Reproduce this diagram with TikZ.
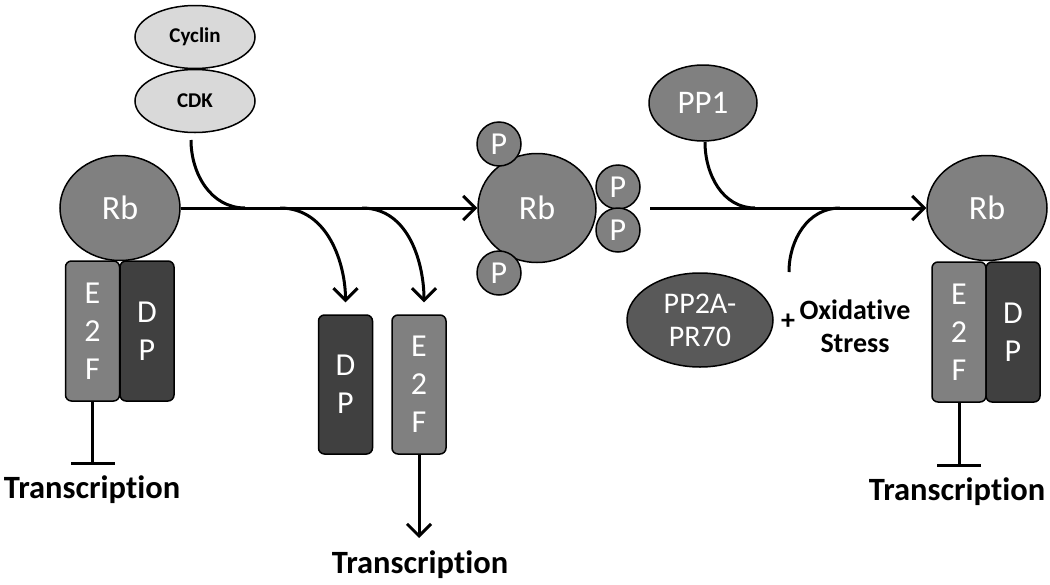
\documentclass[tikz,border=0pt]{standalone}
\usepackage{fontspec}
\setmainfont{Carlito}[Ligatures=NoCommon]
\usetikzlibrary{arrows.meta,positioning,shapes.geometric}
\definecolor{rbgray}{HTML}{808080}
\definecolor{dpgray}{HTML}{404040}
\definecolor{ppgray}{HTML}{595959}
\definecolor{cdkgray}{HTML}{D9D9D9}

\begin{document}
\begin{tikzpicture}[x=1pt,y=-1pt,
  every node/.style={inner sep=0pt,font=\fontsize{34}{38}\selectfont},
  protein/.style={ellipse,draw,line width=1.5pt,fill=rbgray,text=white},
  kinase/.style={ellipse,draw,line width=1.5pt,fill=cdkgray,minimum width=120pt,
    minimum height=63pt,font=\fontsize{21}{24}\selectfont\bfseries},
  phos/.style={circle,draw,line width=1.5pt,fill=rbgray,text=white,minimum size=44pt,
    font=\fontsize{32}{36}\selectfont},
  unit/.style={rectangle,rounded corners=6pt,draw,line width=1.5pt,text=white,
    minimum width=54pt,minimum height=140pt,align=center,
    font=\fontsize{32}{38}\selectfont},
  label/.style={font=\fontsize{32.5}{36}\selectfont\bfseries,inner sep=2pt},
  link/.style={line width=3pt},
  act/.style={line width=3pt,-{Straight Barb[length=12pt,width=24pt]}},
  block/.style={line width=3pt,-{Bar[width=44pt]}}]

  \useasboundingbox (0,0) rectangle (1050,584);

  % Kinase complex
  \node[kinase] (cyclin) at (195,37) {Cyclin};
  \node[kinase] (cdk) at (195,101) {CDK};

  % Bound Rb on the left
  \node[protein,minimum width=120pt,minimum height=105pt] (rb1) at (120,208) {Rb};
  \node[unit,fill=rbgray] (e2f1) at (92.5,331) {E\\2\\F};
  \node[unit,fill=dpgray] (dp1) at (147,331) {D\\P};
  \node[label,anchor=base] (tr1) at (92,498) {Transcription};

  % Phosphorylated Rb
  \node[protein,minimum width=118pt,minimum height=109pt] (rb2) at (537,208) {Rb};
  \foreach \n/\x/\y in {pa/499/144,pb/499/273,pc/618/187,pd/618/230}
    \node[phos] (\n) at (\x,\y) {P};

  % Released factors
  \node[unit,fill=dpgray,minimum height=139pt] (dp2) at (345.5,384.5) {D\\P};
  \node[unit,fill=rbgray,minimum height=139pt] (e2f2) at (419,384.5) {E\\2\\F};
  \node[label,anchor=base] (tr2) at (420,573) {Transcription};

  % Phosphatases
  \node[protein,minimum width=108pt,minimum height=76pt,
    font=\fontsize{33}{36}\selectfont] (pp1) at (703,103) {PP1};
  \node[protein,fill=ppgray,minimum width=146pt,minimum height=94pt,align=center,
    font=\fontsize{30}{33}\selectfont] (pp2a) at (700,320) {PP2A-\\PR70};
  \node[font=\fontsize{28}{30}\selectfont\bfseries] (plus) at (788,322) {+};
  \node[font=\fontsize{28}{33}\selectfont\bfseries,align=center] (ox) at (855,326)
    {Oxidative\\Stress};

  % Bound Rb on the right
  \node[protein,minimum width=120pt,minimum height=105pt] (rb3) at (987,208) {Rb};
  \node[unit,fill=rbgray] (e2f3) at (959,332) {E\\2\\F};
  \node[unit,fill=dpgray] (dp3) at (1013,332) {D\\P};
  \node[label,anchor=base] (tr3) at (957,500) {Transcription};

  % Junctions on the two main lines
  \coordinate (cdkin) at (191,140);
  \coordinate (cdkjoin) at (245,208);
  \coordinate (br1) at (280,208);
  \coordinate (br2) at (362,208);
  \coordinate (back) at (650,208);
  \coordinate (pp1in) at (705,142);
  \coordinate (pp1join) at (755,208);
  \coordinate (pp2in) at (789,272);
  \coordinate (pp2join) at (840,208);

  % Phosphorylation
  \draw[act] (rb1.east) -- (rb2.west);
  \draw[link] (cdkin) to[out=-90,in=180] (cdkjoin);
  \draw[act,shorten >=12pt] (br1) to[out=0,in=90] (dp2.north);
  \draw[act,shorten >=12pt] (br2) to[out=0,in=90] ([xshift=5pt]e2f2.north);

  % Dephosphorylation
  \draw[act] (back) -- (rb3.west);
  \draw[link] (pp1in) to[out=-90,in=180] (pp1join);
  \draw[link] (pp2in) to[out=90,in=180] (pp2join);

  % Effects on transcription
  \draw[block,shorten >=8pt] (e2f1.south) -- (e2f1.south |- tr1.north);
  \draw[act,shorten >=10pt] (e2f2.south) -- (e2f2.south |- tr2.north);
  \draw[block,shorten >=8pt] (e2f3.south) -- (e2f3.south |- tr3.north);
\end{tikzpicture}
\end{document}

....

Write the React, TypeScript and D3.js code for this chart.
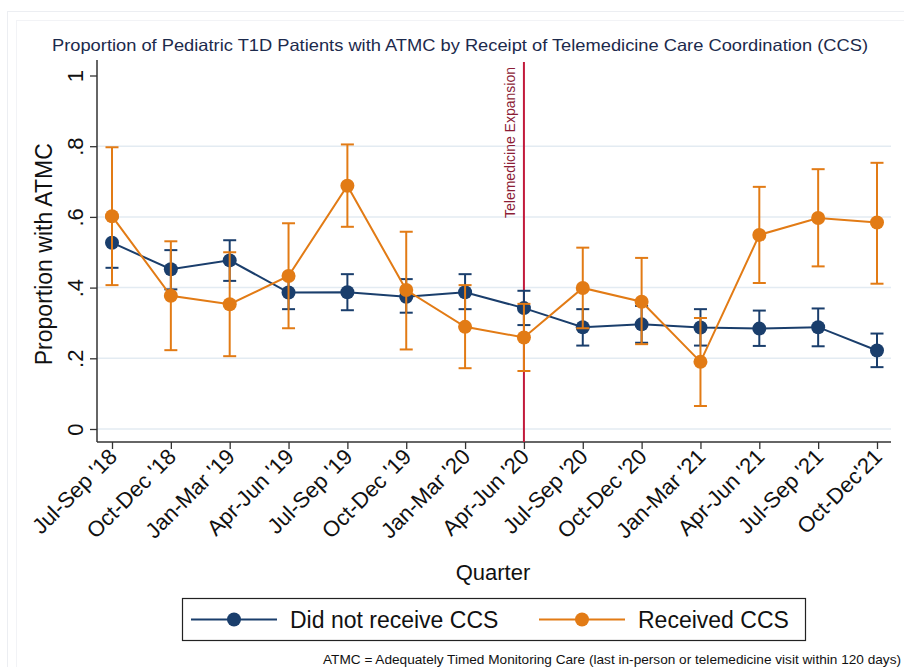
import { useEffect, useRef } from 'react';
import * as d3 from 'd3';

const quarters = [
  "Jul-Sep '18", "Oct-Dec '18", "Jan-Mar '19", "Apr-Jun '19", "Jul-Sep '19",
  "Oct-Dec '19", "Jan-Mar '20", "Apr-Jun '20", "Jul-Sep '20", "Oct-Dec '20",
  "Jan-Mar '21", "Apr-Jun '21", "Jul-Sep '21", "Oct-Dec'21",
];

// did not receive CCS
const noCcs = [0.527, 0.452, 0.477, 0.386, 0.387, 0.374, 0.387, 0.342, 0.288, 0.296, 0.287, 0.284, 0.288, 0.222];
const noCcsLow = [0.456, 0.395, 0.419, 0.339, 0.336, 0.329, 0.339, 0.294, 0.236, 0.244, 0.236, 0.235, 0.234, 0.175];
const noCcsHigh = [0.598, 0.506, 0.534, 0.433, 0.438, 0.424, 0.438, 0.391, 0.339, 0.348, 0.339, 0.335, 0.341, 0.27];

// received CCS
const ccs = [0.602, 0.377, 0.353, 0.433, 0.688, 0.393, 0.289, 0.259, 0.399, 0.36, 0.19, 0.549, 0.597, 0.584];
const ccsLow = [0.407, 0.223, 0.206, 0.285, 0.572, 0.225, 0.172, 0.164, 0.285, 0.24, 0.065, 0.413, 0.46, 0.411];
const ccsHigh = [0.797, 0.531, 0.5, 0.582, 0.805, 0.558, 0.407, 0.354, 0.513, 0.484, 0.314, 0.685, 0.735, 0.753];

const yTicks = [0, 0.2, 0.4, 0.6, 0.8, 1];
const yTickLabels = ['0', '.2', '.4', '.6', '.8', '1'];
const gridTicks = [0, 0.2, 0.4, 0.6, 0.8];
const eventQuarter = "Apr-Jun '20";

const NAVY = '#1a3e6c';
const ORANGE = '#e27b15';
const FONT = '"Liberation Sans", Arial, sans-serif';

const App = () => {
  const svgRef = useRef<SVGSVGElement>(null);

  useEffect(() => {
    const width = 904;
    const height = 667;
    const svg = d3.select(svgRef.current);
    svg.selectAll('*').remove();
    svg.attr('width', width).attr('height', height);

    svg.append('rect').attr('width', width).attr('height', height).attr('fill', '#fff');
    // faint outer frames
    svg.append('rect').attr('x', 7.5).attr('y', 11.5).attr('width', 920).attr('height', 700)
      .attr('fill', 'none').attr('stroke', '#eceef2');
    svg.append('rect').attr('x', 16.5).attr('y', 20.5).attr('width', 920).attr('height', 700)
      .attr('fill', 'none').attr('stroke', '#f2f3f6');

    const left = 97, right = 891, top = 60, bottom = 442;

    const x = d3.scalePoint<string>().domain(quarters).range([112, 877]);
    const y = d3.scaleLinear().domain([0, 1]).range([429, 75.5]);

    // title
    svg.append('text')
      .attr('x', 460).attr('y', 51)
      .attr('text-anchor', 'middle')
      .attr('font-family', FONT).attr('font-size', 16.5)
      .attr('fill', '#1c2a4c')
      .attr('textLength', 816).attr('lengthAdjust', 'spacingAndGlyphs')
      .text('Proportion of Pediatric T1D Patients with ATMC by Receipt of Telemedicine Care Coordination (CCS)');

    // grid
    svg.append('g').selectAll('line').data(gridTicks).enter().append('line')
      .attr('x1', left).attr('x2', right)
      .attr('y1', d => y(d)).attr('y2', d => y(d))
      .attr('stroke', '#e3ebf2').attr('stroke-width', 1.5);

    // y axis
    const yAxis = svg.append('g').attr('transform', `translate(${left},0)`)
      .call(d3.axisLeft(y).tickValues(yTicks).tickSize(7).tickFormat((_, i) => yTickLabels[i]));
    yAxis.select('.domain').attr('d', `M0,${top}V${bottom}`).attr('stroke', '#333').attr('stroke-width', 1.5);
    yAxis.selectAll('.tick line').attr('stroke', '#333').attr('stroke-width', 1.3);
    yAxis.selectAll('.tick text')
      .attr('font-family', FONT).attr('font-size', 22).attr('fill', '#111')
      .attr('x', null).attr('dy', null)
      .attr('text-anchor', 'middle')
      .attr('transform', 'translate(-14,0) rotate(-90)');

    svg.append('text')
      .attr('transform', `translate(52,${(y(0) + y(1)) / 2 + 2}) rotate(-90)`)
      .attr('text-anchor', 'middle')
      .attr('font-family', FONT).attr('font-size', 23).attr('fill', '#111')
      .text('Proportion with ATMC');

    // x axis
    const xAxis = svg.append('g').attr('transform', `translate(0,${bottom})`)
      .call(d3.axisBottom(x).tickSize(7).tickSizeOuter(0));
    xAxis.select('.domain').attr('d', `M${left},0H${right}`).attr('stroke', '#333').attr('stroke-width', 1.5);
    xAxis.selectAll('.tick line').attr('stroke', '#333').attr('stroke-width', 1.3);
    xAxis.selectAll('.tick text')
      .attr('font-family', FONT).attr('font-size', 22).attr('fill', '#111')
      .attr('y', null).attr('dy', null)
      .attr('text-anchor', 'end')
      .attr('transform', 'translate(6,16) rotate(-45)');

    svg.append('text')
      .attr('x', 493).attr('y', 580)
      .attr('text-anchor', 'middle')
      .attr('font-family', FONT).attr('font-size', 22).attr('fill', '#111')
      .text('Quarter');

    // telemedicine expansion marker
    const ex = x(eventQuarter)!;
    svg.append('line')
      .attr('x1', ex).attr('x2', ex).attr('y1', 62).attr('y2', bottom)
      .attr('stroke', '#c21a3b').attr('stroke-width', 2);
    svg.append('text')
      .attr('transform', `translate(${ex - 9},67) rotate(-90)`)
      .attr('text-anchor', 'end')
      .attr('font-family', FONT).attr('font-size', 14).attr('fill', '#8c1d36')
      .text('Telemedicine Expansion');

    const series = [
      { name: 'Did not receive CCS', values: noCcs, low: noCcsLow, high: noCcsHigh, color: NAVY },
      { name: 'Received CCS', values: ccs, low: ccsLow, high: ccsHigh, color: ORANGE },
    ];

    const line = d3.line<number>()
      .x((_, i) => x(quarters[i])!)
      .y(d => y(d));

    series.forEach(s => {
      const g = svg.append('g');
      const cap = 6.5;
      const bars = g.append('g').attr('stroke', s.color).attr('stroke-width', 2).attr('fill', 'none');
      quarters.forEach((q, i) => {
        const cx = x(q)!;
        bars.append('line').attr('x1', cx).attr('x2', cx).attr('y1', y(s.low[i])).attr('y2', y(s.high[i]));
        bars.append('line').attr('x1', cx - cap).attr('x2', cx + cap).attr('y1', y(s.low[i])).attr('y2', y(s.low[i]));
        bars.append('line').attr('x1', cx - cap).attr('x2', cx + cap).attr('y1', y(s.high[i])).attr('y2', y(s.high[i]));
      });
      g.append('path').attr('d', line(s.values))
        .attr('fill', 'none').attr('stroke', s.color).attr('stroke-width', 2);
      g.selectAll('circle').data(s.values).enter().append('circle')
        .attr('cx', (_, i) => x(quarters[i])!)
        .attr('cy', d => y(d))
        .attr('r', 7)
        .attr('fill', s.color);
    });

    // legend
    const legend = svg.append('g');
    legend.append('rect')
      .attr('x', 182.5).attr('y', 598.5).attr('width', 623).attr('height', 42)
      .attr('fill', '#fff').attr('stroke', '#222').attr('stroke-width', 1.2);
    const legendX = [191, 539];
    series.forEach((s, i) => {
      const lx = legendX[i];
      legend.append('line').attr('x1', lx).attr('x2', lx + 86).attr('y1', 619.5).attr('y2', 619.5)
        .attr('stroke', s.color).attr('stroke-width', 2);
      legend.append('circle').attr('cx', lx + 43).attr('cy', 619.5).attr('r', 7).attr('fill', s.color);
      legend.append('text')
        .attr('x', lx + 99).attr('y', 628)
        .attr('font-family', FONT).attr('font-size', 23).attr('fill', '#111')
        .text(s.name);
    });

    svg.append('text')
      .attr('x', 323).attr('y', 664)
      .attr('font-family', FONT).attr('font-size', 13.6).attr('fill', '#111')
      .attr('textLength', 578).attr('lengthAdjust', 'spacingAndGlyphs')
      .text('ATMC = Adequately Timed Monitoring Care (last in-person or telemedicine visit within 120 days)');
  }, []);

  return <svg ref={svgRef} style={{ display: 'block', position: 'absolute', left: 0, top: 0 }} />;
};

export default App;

....

REQUIREMENTS: Restate word for word the lines that begin at the one with "Reproduce this diagram with TikZ." and end at the one with "(tr1) at (92,498)", including both, and leave every picture aside.

FINISHED ANSWER:
Reproduce this diagram with TikZ.
\documentclass[tikz,border=0pt]{standalone}
\usepackage{fontspec}
\setmainfont{Carlito}[Ligatures=NoCommon]
\usetikzlibrary{arrows.meta,positioning,shapes.geometric}
\definecolor{rbgray}{HTML}{808080}
\definecolor{dpgray}{HTML}{404040}
\definecolor{ppgray}{HTML}{595959}
\definecolor{cdkgray}{HTML}{D9D9D9}

\begin{document}
\begin{tikzpicture}[x=1pt,y=-1pt,
  every node/.style={inner sep=0pt,font=\fontsize{34}{38}\selectfont},
  protein/.style={ellipse,draw,line width=1.5pt,fill=rbgray,text=white},
  kinase/.style={ellipse,draw,line width=1.5pt,fill=cdkgray,minimum width=120pt,
    minimum height=63pt,font=\fontsize{21}{24}\selectfont\bfseries},
  phos/.style={circle,draw,line width=1.5pt,fill=rbgray,text=white,minimum size=44pt,
    font=\fontsize{32}{36}\selectfont},
  unit/.style={rectangle,rounded corners=6pt,draw,line width=1.5pt,text=white,
    minimum width=54pt,minimum height=140pt,align=center,
    font=\fontsize{32}{38}\selectfont},
  label/.style={font=\fontsize{32.5}{36}\selectfont\bfseries,inner sep=2pt},
  link/.style={line width=3pt},
  act/.style={line width=3pt,-{Straight Barb[length=12pt,width=24pt]}},
  block/.style={line width=3pt,-{Bar[width=44pt]}}]

  \useasboundingbox (0,0) rectangle (1050,584);

  % Kinase complex
  \node[kinase] (cyclin) at (195,37) {Cyclin};
  \node[kinase] (cdk) at (195,101) {CDK};

  % Bound Rb on the left
  \node[protein,minimum width=120pt,minimum height=105pt] (rb1) at (120,208) {Rb};
  \node[unit,fill=rbgray] (e2f1) at (92.5,331) {E\\2\\F};
  \node[unit,fill=dpgray] (dp1) at (147,331) {D\\P};
  \node[label,anchor=base] (tr1) at (92,498) {Transcription};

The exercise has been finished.